* Objective
Among the records that follow, count the lines with the string "this"; report only that count.

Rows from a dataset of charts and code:
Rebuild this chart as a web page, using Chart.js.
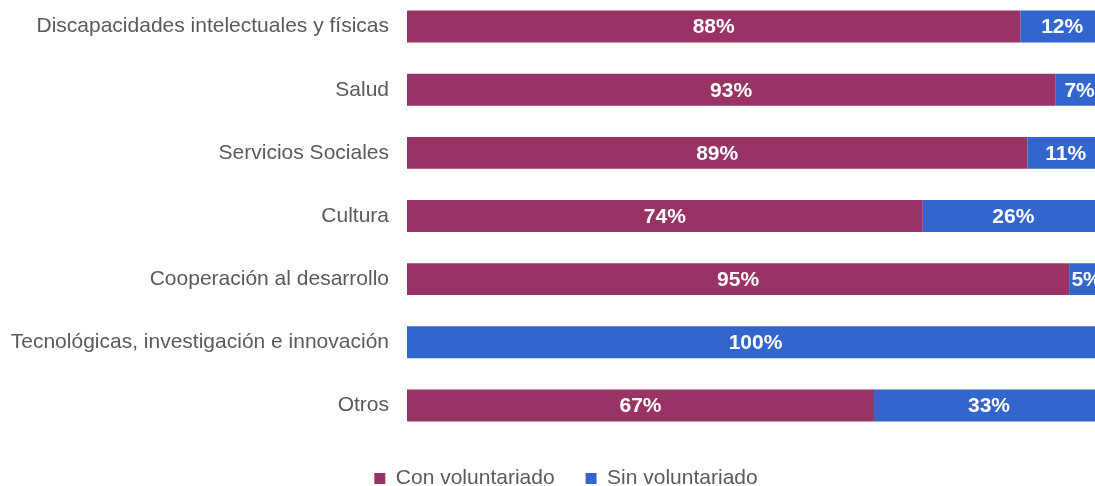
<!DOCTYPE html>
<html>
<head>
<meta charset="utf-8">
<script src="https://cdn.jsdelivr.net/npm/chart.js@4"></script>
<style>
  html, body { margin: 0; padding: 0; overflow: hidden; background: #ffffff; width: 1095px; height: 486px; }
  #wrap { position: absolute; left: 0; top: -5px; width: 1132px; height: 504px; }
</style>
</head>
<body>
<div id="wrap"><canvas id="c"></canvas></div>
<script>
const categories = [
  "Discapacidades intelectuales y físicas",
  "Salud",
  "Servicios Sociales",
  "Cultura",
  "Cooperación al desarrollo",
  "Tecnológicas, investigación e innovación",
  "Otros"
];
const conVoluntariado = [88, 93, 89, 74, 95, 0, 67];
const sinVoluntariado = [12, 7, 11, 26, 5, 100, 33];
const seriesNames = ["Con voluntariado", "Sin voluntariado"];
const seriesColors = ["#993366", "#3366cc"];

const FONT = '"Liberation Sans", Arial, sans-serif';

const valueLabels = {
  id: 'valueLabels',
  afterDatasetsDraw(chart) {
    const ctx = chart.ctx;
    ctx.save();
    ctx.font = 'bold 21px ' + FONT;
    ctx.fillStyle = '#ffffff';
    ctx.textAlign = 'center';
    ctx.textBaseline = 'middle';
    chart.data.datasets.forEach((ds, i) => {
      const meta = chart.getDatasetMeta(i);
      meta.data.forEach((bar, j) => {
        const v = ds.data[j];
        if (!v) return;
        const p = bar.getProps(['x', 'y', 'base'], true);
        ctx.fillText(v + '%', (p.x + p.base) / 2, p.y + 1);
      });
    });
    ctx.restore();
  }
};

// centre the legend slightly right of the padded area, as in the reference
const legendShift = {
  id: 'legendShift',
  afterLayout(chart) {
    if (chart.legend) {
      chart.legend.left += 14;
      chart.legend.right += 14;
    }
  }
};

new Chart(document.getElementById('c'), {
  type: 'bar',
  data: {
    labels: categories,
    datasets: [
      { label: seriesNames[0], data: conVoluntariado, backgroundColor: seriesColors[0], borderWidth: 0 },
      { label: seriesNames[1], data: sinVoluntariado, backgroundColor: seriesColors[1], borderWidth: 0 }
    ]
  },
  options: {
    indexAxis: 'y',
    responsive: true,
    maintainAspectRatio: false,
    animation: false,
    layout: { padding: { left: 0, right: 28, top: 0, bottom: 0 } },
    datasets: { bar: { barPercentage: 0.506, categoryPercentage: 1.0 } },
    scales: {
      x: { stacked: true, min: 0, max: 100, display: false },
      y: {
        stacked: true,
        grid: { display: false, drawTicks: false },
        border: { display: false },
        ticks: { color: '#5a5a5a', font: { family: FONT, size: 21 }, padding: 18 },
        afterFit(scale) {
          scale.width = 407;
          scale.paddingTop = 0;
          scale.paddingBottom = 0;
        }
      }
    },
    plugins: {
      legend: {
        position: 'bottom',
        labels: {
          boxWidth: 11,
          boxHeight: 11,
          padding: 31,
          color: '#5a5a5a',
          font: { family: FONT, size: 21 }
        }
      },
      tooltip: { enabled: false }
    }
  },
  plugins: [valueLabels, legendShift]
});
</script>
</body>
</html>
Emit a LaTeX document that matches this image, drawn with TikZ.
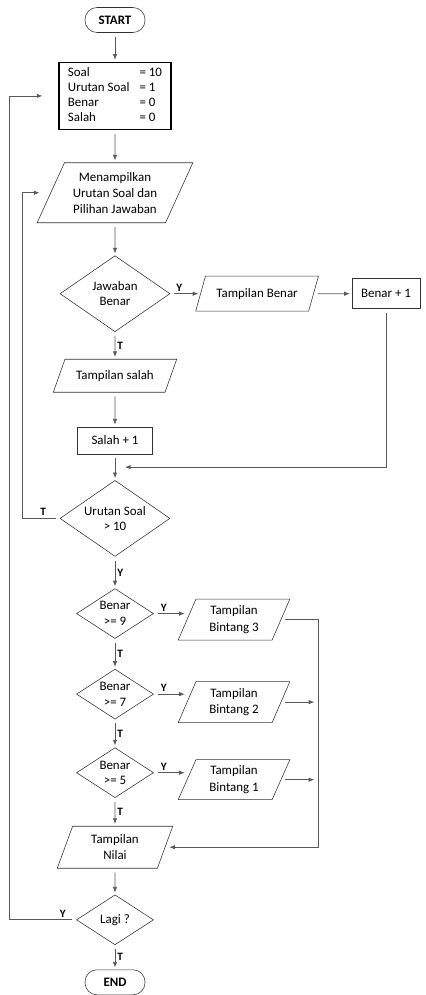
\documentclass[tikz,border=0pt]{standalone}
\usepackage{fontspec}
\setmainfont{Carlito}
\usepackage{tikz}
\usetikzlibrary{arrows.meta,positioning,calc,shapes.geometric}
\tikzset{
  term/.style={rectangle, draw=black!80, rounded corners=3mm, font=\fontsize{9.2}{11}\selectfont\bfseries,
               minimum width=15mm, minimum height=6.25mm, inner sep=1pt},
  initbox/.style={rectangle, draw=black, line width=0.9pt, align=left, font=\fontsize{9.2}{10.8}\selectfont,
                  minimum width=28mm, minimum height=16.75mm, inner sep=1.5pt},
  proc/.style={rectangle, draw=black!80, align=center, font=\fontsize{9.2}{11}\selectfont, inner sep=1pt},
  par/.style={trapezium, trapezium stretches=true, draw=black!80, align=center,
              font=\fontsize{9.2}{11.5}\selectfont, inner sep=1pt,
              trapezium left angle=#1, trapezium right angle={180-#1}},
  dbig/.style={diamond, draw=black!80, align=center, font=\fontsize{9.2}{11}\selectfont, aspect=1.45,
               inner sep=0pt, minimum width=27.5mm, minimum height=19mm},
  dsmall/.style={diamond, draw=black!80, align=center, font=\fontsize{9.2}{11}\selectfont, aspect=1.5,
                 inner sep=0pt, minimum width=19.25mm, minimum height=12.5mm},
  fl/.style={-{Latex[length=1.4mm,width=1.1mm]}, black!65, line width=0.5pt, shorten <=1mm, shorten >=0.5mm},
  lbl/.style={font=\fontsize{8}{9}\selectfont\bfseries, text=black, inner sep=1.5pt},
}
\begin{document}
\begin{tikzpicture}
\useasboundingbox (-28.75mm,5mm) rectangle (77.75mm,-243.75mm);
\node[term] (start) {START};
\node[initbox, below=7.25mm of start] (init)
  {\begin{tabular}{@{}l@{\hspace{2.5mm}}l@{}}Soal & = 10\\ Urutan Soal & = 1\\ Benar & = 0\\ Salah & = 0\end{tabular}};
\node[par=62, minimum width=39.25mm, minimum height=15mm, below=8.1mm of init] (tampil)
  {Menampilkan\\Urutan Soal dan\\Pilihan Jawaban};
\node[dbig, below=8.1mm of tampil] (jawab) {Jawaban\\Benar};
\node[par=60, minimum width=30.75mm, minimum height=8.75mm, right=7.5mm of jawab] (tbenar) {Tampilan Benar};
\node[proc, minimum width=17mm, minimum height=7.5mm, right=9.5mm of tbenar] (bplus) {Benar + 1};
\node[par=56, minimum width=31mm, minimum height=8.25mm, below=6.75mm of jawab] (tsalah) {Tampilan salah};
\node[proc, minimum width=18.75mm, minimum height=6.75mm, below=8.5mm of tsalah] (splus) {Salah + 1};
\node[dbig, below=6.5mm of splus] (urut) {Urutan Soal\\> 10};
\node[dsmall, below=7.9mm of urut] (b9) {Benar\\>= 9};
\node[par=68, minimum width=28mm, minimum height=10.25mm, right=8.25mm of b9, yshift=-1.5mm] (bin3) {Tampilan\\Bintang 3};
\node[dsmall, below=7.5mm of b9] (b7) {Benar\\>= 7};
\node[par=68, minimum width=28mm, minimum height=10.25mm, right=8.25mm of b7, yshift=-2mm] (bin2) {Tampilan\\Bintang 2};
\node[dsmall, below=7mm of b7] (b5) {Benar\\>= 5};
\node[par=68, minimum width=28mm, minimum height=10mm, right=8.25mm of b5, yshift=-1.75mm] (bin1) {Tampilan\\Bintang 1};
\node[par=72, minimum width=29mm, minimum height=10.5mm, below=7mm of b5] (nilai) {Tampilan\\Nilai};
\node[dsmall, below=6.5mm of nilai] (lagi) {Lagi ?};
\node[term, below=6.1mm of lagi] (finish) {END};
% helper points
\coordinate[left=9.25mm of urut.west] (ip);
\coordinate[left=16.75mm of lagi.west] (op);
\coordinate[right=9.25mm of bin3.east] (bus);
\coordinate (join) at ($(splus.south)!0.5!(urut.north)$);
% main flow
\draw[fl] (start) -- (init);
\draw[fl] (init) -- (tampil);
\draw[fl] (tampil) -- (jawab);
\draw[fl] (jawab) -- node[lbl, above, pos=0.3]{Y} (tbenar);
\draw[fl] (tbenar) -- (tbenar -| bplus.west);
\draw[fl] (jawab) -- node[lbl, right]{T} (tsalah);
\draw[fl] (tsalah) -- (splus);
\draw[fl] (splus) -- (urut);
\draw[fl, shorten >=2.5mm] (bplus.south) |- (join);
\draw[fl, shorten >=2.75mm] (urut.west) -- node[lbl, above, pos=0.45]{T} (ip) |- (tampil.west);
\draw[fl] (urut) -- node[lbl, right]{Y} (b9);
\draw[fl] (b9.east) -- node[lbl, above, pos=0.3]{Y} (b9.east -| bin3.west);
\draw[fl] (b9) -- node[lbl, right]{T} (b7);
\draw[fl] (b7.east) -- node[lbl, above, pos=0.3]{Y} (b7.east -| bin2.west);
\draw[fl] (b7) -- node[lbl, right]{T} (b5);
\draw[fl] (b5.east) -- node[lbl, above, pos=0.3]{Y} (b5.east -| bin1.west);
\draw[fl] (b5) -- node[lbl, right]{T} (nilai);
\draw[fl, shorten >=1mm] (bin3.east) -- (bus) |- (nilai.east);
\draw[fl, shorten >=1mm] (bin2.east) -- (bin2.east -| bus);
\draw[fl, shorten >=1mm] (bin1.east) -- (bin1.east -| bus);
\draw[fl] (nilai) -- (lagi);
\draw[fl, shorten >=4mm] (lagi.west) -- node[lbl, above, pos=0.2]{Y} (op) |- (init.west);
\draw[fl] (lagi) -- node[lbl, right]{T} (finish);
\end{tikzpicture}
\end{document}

* Exercise answer
2